Greek sculptor (1920–2000)

Jeanne Spiteris or Ioanna Spiteri or Ioanna Veropoulou-Spiteri (Greek: Ιωάννα Βεροπούλου - Σπητέρη; 1920–2000) was a Greek post-war sculptor and a representative of Expressionism.

== Biography ==
Born in Athens as Ioanna Veropoulou, she was originally from Smyrna. She married the art critic Tony Spiteris in 1941. She studied law at the University of Athens and later sculpture at the Athens School of Fine Arts (1947-1952) under the prominent sculptor Michael Tombros. Between 1958 and 1963 she lived in Venice and for the next thirteen years in Paris. Since 1976 Spiteris has lived and worked between Athens and Paris. Her studio was designed in 1957 by Aristomenis Provelenghios, an associate of Le Corbusier.

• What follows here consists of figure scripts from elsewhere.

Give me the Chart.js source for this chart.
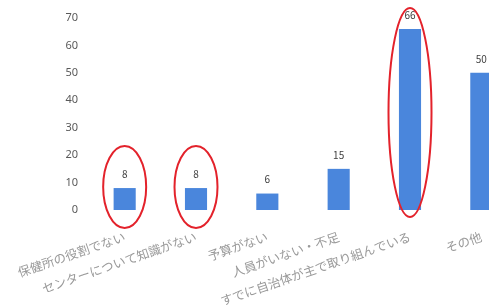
<!DOCTYPE html>
<html>
<head>
<meta charset="utf-8">
<script src="https://cdn.jsdelivr.net/npm/chart.js@4"></script>
<style>
  html, body { margin: 0; padding: 0; background: #fff; overflow: hidden; }
  #wrap { width: 530px; height: 305px; }
</style>
</head>
<body>
<div id="wrap"><canvas id="chart"></canvas></div>
<script>
var categories = [
  '保健所の役割でない',
  'センターについて知識がない',
  '予算がない',
  '人員がいない・不足',
  'すでに自治体が主で取り組んでいる',
  'その他'
];
var counts = [8, 8, 6, 15, 66, 50];
var yTicks = [0, 10, 20, 30, 40, 50, 60, 70];
var circled = [0, 1, 4];

// values above bars
var valueLabels = {
  id: 'valueLabels',
  afterDatasetsDraw: function (chart) {
    var ctx = chart.ctx;
    var meta = chart.getDatasetMeta(0);
    ctx.save();
    ctx.font = '10px "Noto Sans CJK JP", "DejaVu Sans", sans-serif';
    ctx.fillStyle = '#404040';
    ctx.textAlign = 'center';
    ctx.textBaseline = 'middle';
    meta.data.forEach(function (bar, i) {
      ctx.fillText(String(counts[i]), bar.x, bar.y - 14);
    });
    ctx.restore();
  }
};

// red rings drawn round some bars
var rings = {
  id: 'rings',
  afterDraw: function (chart) {
    var ctx = chart.ctx;
    var meta = chart.getDatasetMeta(0);
    ctx.save();
    ctx.strokeStyle = '#e3222b';
    ctx.lineWidth = 2;
    circled.forEach(function (i) {
      var bar = meta.data[i];
      var top = bar.y - (counts[i] > 30 ? 21 : 42);
      var bottom = bar.base + (counts[i] > 30 ? 7 : 18);
      ctx.beginPath();
      ctx.ellipse(bar.x, (top + bottom) / 2, 21.5, (bottom - top) / 2, 0, 0, Math.PI * 2);
      ctx.stroke();
    });
    ctx.restore();
  }
};

new Chart(document.getElementById('chart'), {
  type: 'bar',
  data: {
    labels: categories,
    datasets: [{
      data: counts,
      backgroundColor: '#4a86dc',
      barPercentage: 0.31,
      categoryPercentage: 1
    }]
  },
  plugins: [valueLabels, rings],
  options: {
    responsive: true,
    maintainAspectRatio: false,
    animation: false,
    layout: { padding: { left: 61, right: 13, top: 18, bottom: 0 } },
    plugins: { legend: { display: false }, tooltip: { enabled: false } },
    scales: {
      x: {
        grid: { display: false, drawTicks: false },
        border: { display: false },
        ticks: {
          autoSkip: false,
          minRotation: 19,
          maxRotation: 19,
          padding: 19,
          color: '#999999',
          font: { family: '"Noto Sans CJK JP", sans-serif', size: 12.5 }
        },
        afterFit: function (scale) {
          scale.height = 95;
          scale.paddingLeft = 0;
          scale.paddingRight = 0;
        }
      },
      y: {
        min: 0,
        max: 70,
        grid: { display: false, drawTicks: false },
        border: { display: false },
        afterBuildTicks: function (scale) {
          scale.ticks = yTicks.map(function (v) { return { value: v }; });
        },
        ticks: {
          padding: 11,
          color: '#595959',
          font: { family: '"Noto Sans", "DejaVu Sans", sans-serif', size: 11 }
        },
        afterFit: function (scale) { scale.width = 28; }
      }
    }
  }
});
</script>
</body>
</html>
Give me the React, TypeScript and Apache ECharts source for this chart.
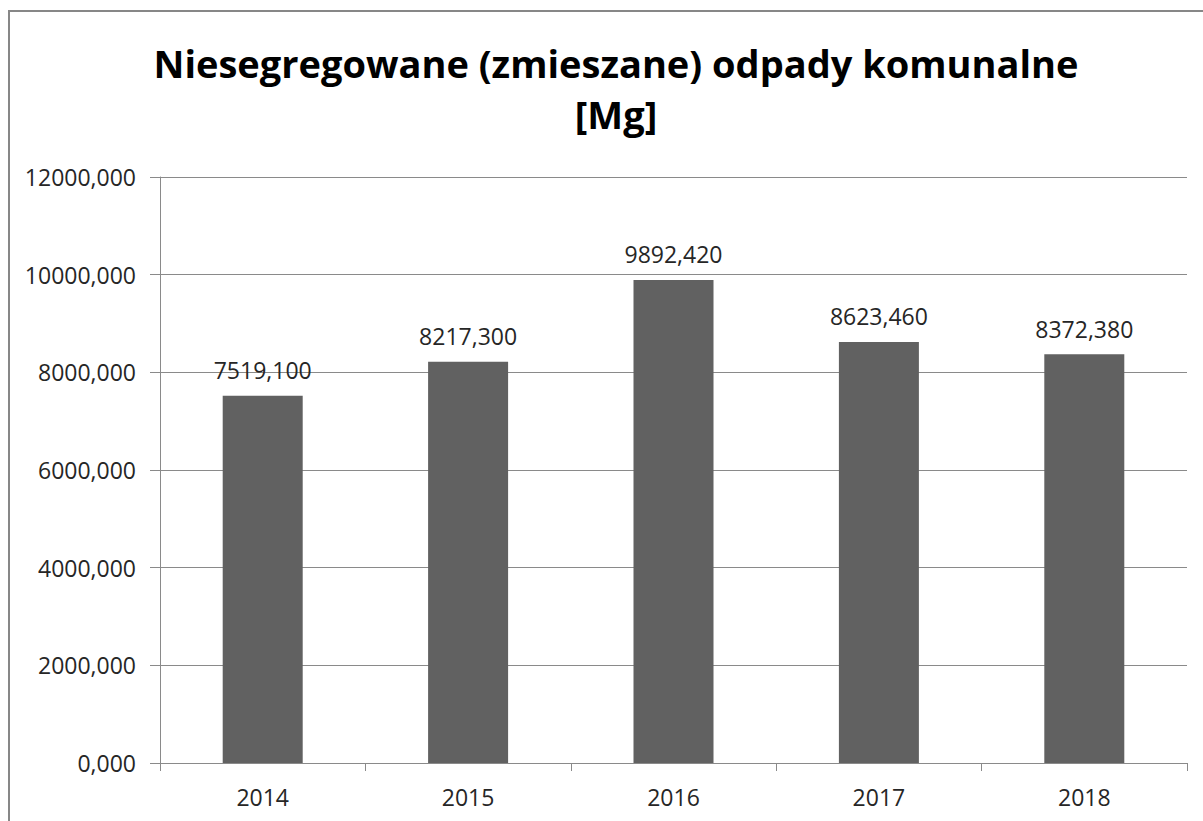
import React, { useEffect, useRef } from "react";
import * as echarts from "echarts";

const categories = ["2014", "2015", "2016", "2017", "2018"];
const values = [7519.1, 8217.3, 9892.42, 8623.46, 8372.38];
const titleText = "Niesegregowane (zmieszane) odpady komunalne\n[Mg]";

const fmt = (v: number) => v.toFixed(3).replace(".", ",");

export default function App() {
  const ref = useRef<HTMLDivElement>(null);
  useEffect(() => {
    if (!ref.current) return;
    const chart = echarts.init(ref.current, undefined, { renderer: "svg" });
    chart.setOption({
      animation: false,
      backgroundColor: "#ffffff",
      graphic: [
        {
          type: "rect",
          shape: { x: 9, y: 11, width: 1400, height: 1000 },
          style: { fill: "none", stroke: "#878787", lineWidth: 2 },
          silent: true,
          z: 100,
        },
      ],
      title: {
        text: titleText,
        left: 611,
        top: 32,
        textAlign: "center",
        textStyle: {
          fontFamily: "Open Sans",
          fontWeight: "bold",
          fontSize: 38,
          lineHeight: 51,
          color: "#000000",
        },
      },
      grid: { left: 160, top: 177, right: 16, bottom: 58 },
      xAxis: {
        type: "category",
        data: categories,
        axisLine: { lineStyle: { color: "#8a8a8a", width: 1 } },
        axisTick: { show: true, length: 8, lineStyle: { color: "#8a8a8a" } },
        axisLabel: {
          margin: 22,
          fontFamily: "Open Sans",
          fontSize: 23,
          color: "#262626",
        },
      },
      yAxis: {
        type: "value",
        min: 0,
        max: 12000,
        interval: 2000,
        axisLine: { show: true, lineStyle: { color: "#8a8a8a", width: 1 } },
        axisTick: { show: true, length: 10, lineStyle: { color: "#8a8a8a" } },
        splitLine: { lineStyle: { color: "#8a8a8a", width: 1 } },
        axisLabel: {
          margin: 24,
          formatter: (v: number) => fmt(v),
          fontFamily: "Open Sans",
          fontSize: 23,
          color: "#262626",
        },
      },
      series: [
        {
          type: "bar",
          data: values,
          barWidth: 80,
          itemStyle: { color: "#616161" },
          label: {
            show: true,
            position: "top",
            distance: 14,
            formatter: (p: any) => fmt(p.value),
            fontFamily: "Open Sans",
            fontSize: 23,
            color: "#262626",
          },
        },
      ],
    });
    return () => chart.dispose();
  }, []);
  return (
    <div
      ref={ref}
      style={{ position: "fixed", left: 0, top: 0, width: 1203, height: 821 }}
    />
  );
}
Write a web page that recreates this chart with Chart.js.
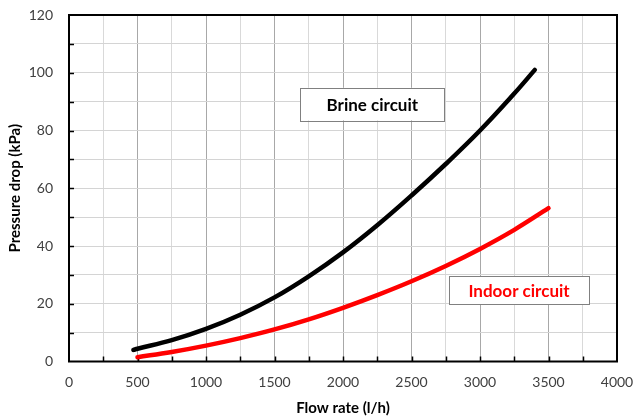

It later served as a home, studio space and exhibition space for other artists and "trailblazers."

Her first solo exhibition was held in 1960, followed by many others in Greece and abroad. She participated in exhibitions such as Greek Artists (New York, 1958), the Salon des Realites Nouvelles (1963, 1965) and the 8th Biennale of São Paulo (1963). During the 1980s, Spiteris and her husband donated their archives, books but also many of her artworks to the Teloglion Foundation of Arts in Thessaloniki. She died in Athens in 2000.

Her apprenticeship with Tombros and her stay abroad influenced her artistic style. She is classified as an expressionist artist, with obvious influences from Cubism (French Cubisme) in her early works. Her later work is characterised by a preference for strictly structured geometric forms and a love of the play of light shading created by natural light on the material. She worked mainly in metal. Her sculptures were often monumental and can be found in public spaces in Greece and France. Another aspect of her work was designing costumes for theatrical performances.

==Collections==
Spiteris' work is held in the permanent collections of the National Gallery of Greece, the Teloglion Foundation of Arts, the Museum of Contemporary Art in Skopje etc.

== Bibliography ==

- Συλλογικό έργο (2006). Εθνική Γλυπτοθήκη, Μόνιμη Συλλογή. Athens: National Gallery. p. 254.